Thanks to the Inflation Reduction Act, President Joe Biden’s signature climate law, the U.S. is expected to undergo a significant drawdown in coal-fired power even as China continues to aggressively bring new coal plants online. Analysts at Goldman Sachs now estimate that the bill will cost roughly $1.2 trillion in subsidies for green energy projects over the next ten years, more than three times the government’s initial estimated cost of $370 billion.
Rep. Jamaal Bowman of New York — the ranking member of the House Science, Space and Technology Subcommittee — told the outlet that he never believed that what was once a fringe element in the Democratic Party “would ever become inside-baseball people.” A Democratic takeover of the House in 2024 would see Bowman, as well as other climate-focused progressives like Rep.
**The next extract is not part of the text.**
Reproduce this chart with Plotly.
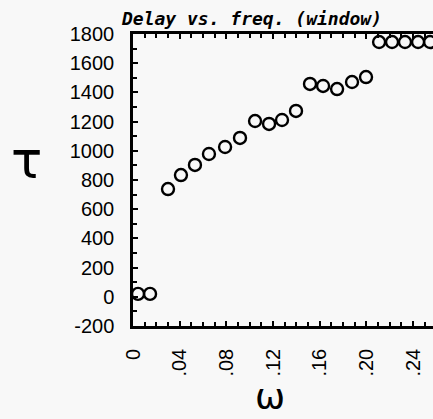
import plotly.graph_objects as go

# data
omega = [0.0043, 0.0146, 0.0300, 0.0411, 0.0531, 0.0651, 0.0789, 0.0917, 0.1046,
         0.1166, 0.1277, 0.1397, 0.1517, 0.1629, 0.1749, 0.1877, 0.1997, 0.2109,
         0.2220, 0.2331, 0.2443, 0.2546]
tau = [20, 20, 738, 834, 903, 978, 1026, 1088, 1204, 1184, 1211, 1273,
       1458, 1444, 1423, 1471, 1505, 1745, 1745, 1745, 1745, 1745]

x_tickvals = [0, 0.04, 0.08, 0.12, 0.16, 0.20, 0.24]
x_ticktext = ["0", ".04", ".08", ".12", ".16", ".20", ".24"]
y_tickvals = [-200, 0, 200, 400, 600, 800, 1000, 1200, 1400, 1600, 1800]
y_ticktext = ["-200", "0", "200", "400", "600", "800", "1000", "1200", "1400", "1600", "1800"]

BG = "#f8f8f8"
FONT = "Liberation Sans"

fig = go.Figure()
fig.add_trace(go.Scatter(
    x=omega, y=tau, mode="markers",
    marker=dict(symbol="circle-open", size=12, color="black", line=dict(width=2.4, color="black")),
    cliponaxis=False, showlegend=False,
))

fig.update_layout(
    width=433, height=419,
    margin=dict(l=133, r=0, t=34, b=93),
    paper_bgcolor=BG, plot_bgcolor=BG,
    font=dict(family=FONT, size=20, color="black"),
    xaxis=dict(
        range=[0, 0.2571], showgrid=False, zeroline=False,
        showline=True, linecolor="black", linewidth=2.5, mirror="ticks",
        tickmode="array", tickvals=x_tickvals, ticktext=x_ticktext,
        tickangle=-90, ticks="inside", ticklen=5, tickwidth=1.5, tickcolor="black",
        ticklabelstandoff=12,
        minor=dict(tickmode="linear", tick0=0, dtick=0.01, ticks="inside", ticklen=4,
                   tickwidth=1.5, tickcolor="black", showgrid=False),
        tickfont=dict(family=FONT, size=20),
    ),
    yaxis=dict(
        range=[-200, 1800], showgrid=False, zeroline=False,
        showline=True, linecolor="black", linewidth=2.5,
        tickmode="array", tickvals=y_tickvals, ticktext=y_ticktext,
        ticks="inside", ticklen=5, tickwidth=1.5, tickcolor="black",
        ticklabelstandoff=12,
        minor=dict(tickmode="linear", tick0=-200, dtick=100, ticks="inside", ticklen=4,
                   tickwidth=1.5, tickcolor="black", showgrid=False),
        tickfont=dict(family=FONT, size=20),
    ),
    yaxis2=dict(
        range=[-200, 1800], overlaying="y", side="right", showgrid=False, zeroline=False,
        showline=False, tickmode="array", tickvals=y_tickvals, showticklabels=False,
        ticks="inside", ticklen=3, tickwidth=2, tickcolor="black",
    ),
    title=dict(
        text="Delay vs. freq. (window)", x=252 / 433, xanchor="center",
        y=1 - 19 / 419, yanchor="middle",
        font=dict(family="DejaVu Sans Mono", size=18, style="italic", weight="bold", color="black"),
    ),
    annotations=[
        dict(text="τ", xref="paper", yref="paper", x=-(133 - 26) / 300, y=(326 - 160) / 292,
             xanchor="center", yanchor="middle", showarrow=False,
             font=dict(family="DejaVu Sans", size=52, color="black")),
        dict(text="ω", xref="paper", yref="paper", x=(270 - 133) / 300, y=-(396 - 326) / 292,
             xanchor="center", yanchor="middle", showarrow=False,
             font=dict(family="DejaVu Sans", size=36, color="black")),
    ],
)

fig.write_html("out.html", config={"displayModeBar": False},
               post_script="document.body.style.margin='0';")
Cori Bush of Missouri and Khanna, in high-ranking positions alongside Ocasio-Cortez, E&E News reported.
“The key to Congress is you just have to win, and then you have to stick around a bit,” Khanna, the former chair of the House Oversight and Reform Subcommittee on the Environment, told E&E News. “And the more progressive classes we get, and the more progressives stick it out in the House, the more power we’ll build.”
If she chaired the Energy and Mineral Resources Subcommittee, Ocasio-Cortez would have oversight powers over energy production, mining and drilling on federal lands. The Biden administration has in recent months taken sweeping action to block mining and drilling projects, while simultaneously encouraging conservation efforts on federal lands.
The office of Rep. Ocasio-Cortez did not immediately respond to a request for comment from the Daily Caller News Foundation.